O halde roman, ancak ve ancak toplumsal bir temeli olan bir sorunsaldan kaynaklanabilir. Öyle ki romancının söyleyecek bir sözü olsun ve işin gerisi onu nasıl söyleyeceğini düşünmek olsun. Romancı yaşadığını, öyle ya da böyle deneyimlediğini yazar. Hiç bilmediği bir konuda ahkâm kesmeye çalışırsa fena faş olur. Neden mi? Çünkü roman yayımlandıktan sonrası da toplumsal bir süreçtir ve roman okuru toplumsal sorunları yakından tanıyan ve bu konuda yazarı evine kadar kovalayan bir okurdur. Roman yazmanın “nasıl” yapılacağı da bir ayrıntı değildir şüphesiz. Sorunsal dediğimi başka ve daha zahmetsiz bir yolla ifade etmeniz mümkünse zaten öyle yapmalısınız. Değilse, “hayır” tarafının önünüze sunduğu yazma reçetelerine bir daha ve daha dikkatli bakmalısınız. Dolayısıyla “evet” tarafı da “hayır” tarafı da kulak vermeniz gereken şeyler söyler. Her ikisi de “böyle olmazsa olmaz” derken haklıdır ama hiçbiri tek başına iyi bir romanı garanti edemez. Çünkü boş bir konuda harika sözler söyleyebilir ya da çok önemli bir konuyu eveleyip geveleyebilirsiniz.
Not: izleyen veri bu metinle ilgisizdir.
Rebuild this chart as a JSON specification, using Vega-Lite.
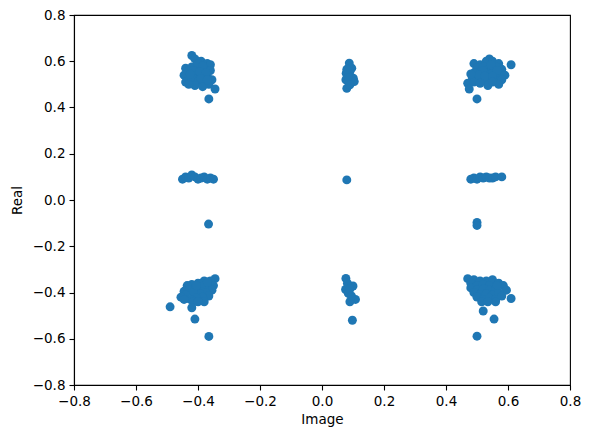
{
  "$schema": "https://vega.github.io/schema/vega-lite/v6.json",
  "width": 496,
  "height": 370,
  "autosize": {"type": "none"},
  "padding": {"left": 74, "top": 15, "right": 19, "bottom": 53},
  "background": "white",
  "config": {
    "view": {"stroke": "black", "strokeWidth": 1.1},
    "font": "DejaVu Sans"
  },
  "data": {
    "values": [
      {"im": -0.42, "re": 0.625}, {"im": -0.41, "re": 0.61}, {"im": -0.39, "re": 0.60}, {"im": -0.37, "re": 0.59}, {"im": -0.36, "re": 0.585},
      {"im": -0.44, "re": 0.57}, {"im": -0.43, "re": 0.56}, {"im": -0.42, "re": 0.575}, {"im": -0.40, "re": 0.57}, {"im": -0.38, "re": 0.565},
      {"im": -0.36, "re": 0.56}, {"im": -0.445, "re": 0.54}, {"im": -0.43, "re": 0.53}, {"im": -0.41, "re": 0.545}, {"im": -0.39, "re": 0.54},
      {"im": -0.37, "re": 0.535}, {"im": -0.355, "re": 0.52}, {"im": -0.44, "re": 0.51}, {"im": -0.42, "re": 0.52}, {"im": -0.40, "re": 0.51},
      {"im": -0.38, "re": 0.505}, {"im": -0.365, "re": 0.50}, {"im": -0.41, "re": 0.495}, {"im": -0.385, "re": 0.49}, {"im": -0.345, "re": 0.48},
      {"im": -0.365, "re": 0.437}, {"im": -0.40, "re": 0.59}, {"im": -0.385, "re": 0.58}, {"im": -0.415, "re": 0.56}, {"im": -0.395, "re": 0.555},
      {"im": -0.375, "re": 0.55}, {"im": -0.425, "re": 0.545}, {"im": -0.39, "re": 0.525}, {"im": -0.37, "re": 0.52}, {"im": -0.43, "re": 0.50},

      {"im": 0.54, "re": 0.61}, {"im": 0.53, "re": 0.60}, {"im": 0.55, "re": 0.60}, {"im": 0.49, "re": 0.59}, {"im": 0.51, "re": 0.585},
      {"im": 0.57, "re": 0.59}, {"im": 0.61, "re": 0.585}, {"im": 0.50, "re": 0.57}, {"im": 0.52, "re": 0.575}, {"im": 0.54, "re": 0.57},
      {"im": 0.56, "re": 0.575}, {"im": 0.58, "re": 0.565}, {"im": 0.49, "re": 0.55}, {"im": 0.51, "re": 0.55}, {"im": 0.53, "re": 0.545},
      {"im": 0.55, "re": 0.55}, {"im": 0.57, "re": 0.545}, {"im": 0.59, "re": 0.54}, {"im": 0.485, "re": 0.53}, {"im": 0.50, "re": 0.525},
      {"im": 0.52, "re": 0.52}, {"im": 0.54, "re": 0.52}, {"im": 0.56, "re": 0.525}, {"im": 0.58, "re": 0.52}, {"im": 0.47, "re": 0.505},
      {"im": 0.49, "re": 0.51}, {"im": 0.535, "re": 0.495}, {"im": 0.57, "re": 0.50}, {"im": 0.475, "re": 0.48}, {"im": 0.50, "re": 0.437},
      {"im": 0.52, "re": 0.56}, {"im": 0.545, "re": 0.585}, {"im": 0.565, "re": 0.56}, {"im": 0.505, "re": 0.54}, {"im": 0.525, "re": 0.535},
      {"im": 0.55, "re": 0.535}, {"im": 0.51, "re": 0.505}, {"im": 0.55, "re": 0.51}, {"im": 0.48, "re": 0.545},

      {"im": 0.088, "re": 0.592}, {"im": 0.096, "re": 0.57}, {"im": 0.078, "re": 0.548}, {"im": 0.09, "re": 0.555}, {"im": 0.101, "re": 0.527},
      {"im": 0.077, "re": 0.52}, {"im": 0.104, "re": 0.512}, {"im": 0.08, "re": 0.483}, {"im": 0.09, "re": 0.498}, {"im": 0.085, "re": 0.535},
      {"im": 0.08, "re": 0.565},

      {"im": 0.08, "re": 0.087},

      {"im": 0.077, "re": -0.339}, {"im": 0.1, "re": -0.372}, {"im": 0.076, "re": -0.387}, {"im": 0.085, "re": -0.404}, {"im": 0.108, "re": -0.43},
      {"im": 0.09, "re": -0.44}, {"im": 0.098, "re": -0.52}, {"im": 0.082, "re": -0.36}, {"im": 0.09, "re": -0.385}, {"im": 0.095, "re": -0.415},

      {"im": -0.45, "re": 0.09}, {"im": -0.44, "re": 0.10}, {"im": -0.43, "re": 0.095}, {"im": -0.42, "re": 0.108}, {"im": -0.41, "re": 0.10},
      {"im": -0.40, "re": 0.09}, {"im": -0.39, "re": 0.095}, {"im": -0.38, "re": 0.10}, {"im": -0.37, "re": 0.09}, {"im": -0.36, "re": 0.095},
      {"im": -0.35, "re": 0.09}, {"im": -0.366, "re": -0.104},

      {"im": 0.48, "re": 0.09}, {"im": 0.49, "re": 0.095}, {"im": 0.50, "re": 0.09}, {"im": 0.51, "re": 0.10}, {"im": 0.52, "re": 0.095},
      {"im": 0.53, "re": 0.10}, {"im": 0.54, "re": 0.095}, {"im": 0.55, "re": 0.095}, {"im": 0.56, "re": 0.10}, {"im": 0.58, "re": 0.10},
      {"im": 0.50, "re": -0.097}, {"im": 0.50, "re": -0.11},

      {"im": -0.345, "re": -0.34}, {"im": -0.36, "re": -0.35}, {"im": -0.38, "re": -0.35}, {"im": -0.40, "re": -0.36}, {"im": -0.42, "re": -0.365},
      {"im": -0.435, "re": -0.37}, {"im": -0.35, "re": -0.37}, {"im": -0.37, "re": -0.375}, {"im": -0.39, "re": -0.38}, {"im": -0.41, "re": -0.385},
      {"im": -0.43, "re": -0.39}, {"im": -0.445, "re": -0.395}, {"im": -0.355, "re": -0.39}, {"im": -0.375, "re": -0.40}, {"im": -0.395, "re": -0.405},
      {"im": -0.415, "re": -0.40}, {"im": -0.44, "re": -0.41}, {"im": -0.455, "re": -0.42}, {"im": -0.365, "re": -0.415}, {"im": -0.385, "re": -0.42},
      {"im": -0.405, "re": -0.425}, {"im": -0.425, "re": -0.43}, {"im": -0.445, "re": -0.43}, {"im": -0.38, "re": -0.44}, {"im": -0.415, "re": -0.44},
      {"im": -0.49, "re": -0.462}, {"im": -0.42, "re": -0.466}, {"im": -0.41, "re": -0.515}, {"im": -0.365, "re": -0.59},
      {"im": -0.39, "re": -0.36}, {"im": -0.405, "re": -0.37}, {"im": -0.37, "re": -0.355}, {"im": -0.40, "re": -0.44},

      {"im": 0.47, "re": -0.34}, {"im": 0.49, "re": -0.345}, {"im": 0.51, "re": -0.35}, {"im": 0.53, "re": -0.35}, {"im": 0.55, "re": -0.345},
      {"im": 0.48, "re": -0.36}, {"im": 0.50, "re": -0.37}, {"im": 0.52, "re": -0.365}, {"im": 0.54, "re": -0.37}, {"im": 0.57, "re": -0.36},
      {"im": 0.585, "re": -0.37}, {"im": 0.48, "re": -0.38}, {"im": 0.50, "re": -0.39}, {"im": 0.52, "re": -0.385}, {"im": 0.54, "re": -0.39},
      {"im": 0.56, "re": -0.385}, {"im": 0.595, "re": -0.39}, {"im": 0.49, "re": -0.40}, {"im": 0.51, "re": -0.41}, {"im": 0.53, "re": -0.405},
      {"im": 0.55, "re": -0.41}, {"im": 0.57, "re": -0.40}, {"im": 0.50, "re": -0.42}, {"im": 0.52, "re": -0.43}, {"im": 0.54, "re": -0.425},
      {"im": 0.56, "re": -0.43}, {"im": 0.515, "re": -0.44}, {"im": 0.56, "re": -0.44}, {"im": 0.61, "re": -0.426}, {"im": 0.52, "re": -0.48},
      {"im": 0.555, "re": -0.515}, {"im": 0.50, "re": -0.589}, {"im": 0.535, "re": -0.44}, {"im": 0.58, "re": -0.415}, {"im": 0.565, "re": -0.37}
    ]
  },
  "mark": {"type": "circle", "color": "#1f77b4", "opacity": 1, "size": 80},
  "encoding": {
    "x": {
      "field": "im", "type": "quantitative",
      "scale": {"domain": [-0.8, 0.8], "nice": false, "zero": false},
      "axis": {
        "title": "Image", "values": [-0.8, -0.6, -0.4, -0.2, 0.0, 0.2, 0.4, 0.6, 0.8],
        "format": ".1f", "labelExpr": "replace(datum.label, '-', '\u2212')",
        "labelOverlap": false, "labelFlush": false,
        "grid": false, "domainColor": "black", "domainWidth": 1.1,
        "tickColor": "black", "tickSize": 5, "tickWidth": 1.1,
        "labelFont": "DejaVu Sans", "labelFontSize": 13.5, "labelColor": "black", "labelPadding": 4,
        "titleFont": "DejaVu Sans", "titleFontSize": 13.5, "titleFontWeight": "normal", "titleColor": "black", "titlePadding": 5
      }
    },
    "y": {
      "field": "re", "type": "quantitative",
      "scale": {"domain": [-0.8, 0.8], "nice": false, "zero": false},
      "axis": {
        "title": "Real", "values": [-0.8, -0.6, -0.4, -0.2, 0.0, 0.2, 0.4, 0.6, 0.8],
        "format": ".1f", "labelExpr": "replace(datum.label, '-', '\u2212')",
        "labelOverlap": false, "labelFlush": false,
        "grid": false, "domainColor": "black", "domainWidth": 1.1,
        "tickColor": "black", "tickSize": 5, "tickWidth": 1.1,
        "labelFont": "DejaVu Sans", "labelFontSize": 13.5, "labelColor": "black", "labelPadding": 4,
        "titleFont": "DejaVu Sans", "titleFontSize": 13.5, "titleFontWeight": "normal", "titleColor": "black", "titlePadding": 8
      }
    }
  }
}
Bundan “evet” ve “hayır” taraflarını uzlaştırmaya çalıştığım sonucu çıkmamalı. Çünkü iki tarafın argümanları aynı nitelikte değildir. “Neden” ve “nasıl” soruları yan yana konabilir ama bunlar ne romancı için ne de yaşadığı toplumdaki bir sorundan canı yanan birisi için aynı ağırlıktadır. “Neden”, hep ağır basar. Onun için; her şeyden önce bir roman yazarının söyleyecek sözü olmalı. Sonra da “iyi” bir roman yazmak için ne yapacağını düşünmeli.  [1] Oscar Wilde, Dorian Gray’in Portresi, İş Bankası Yayınları, İstanbul 2017, s. 1-2.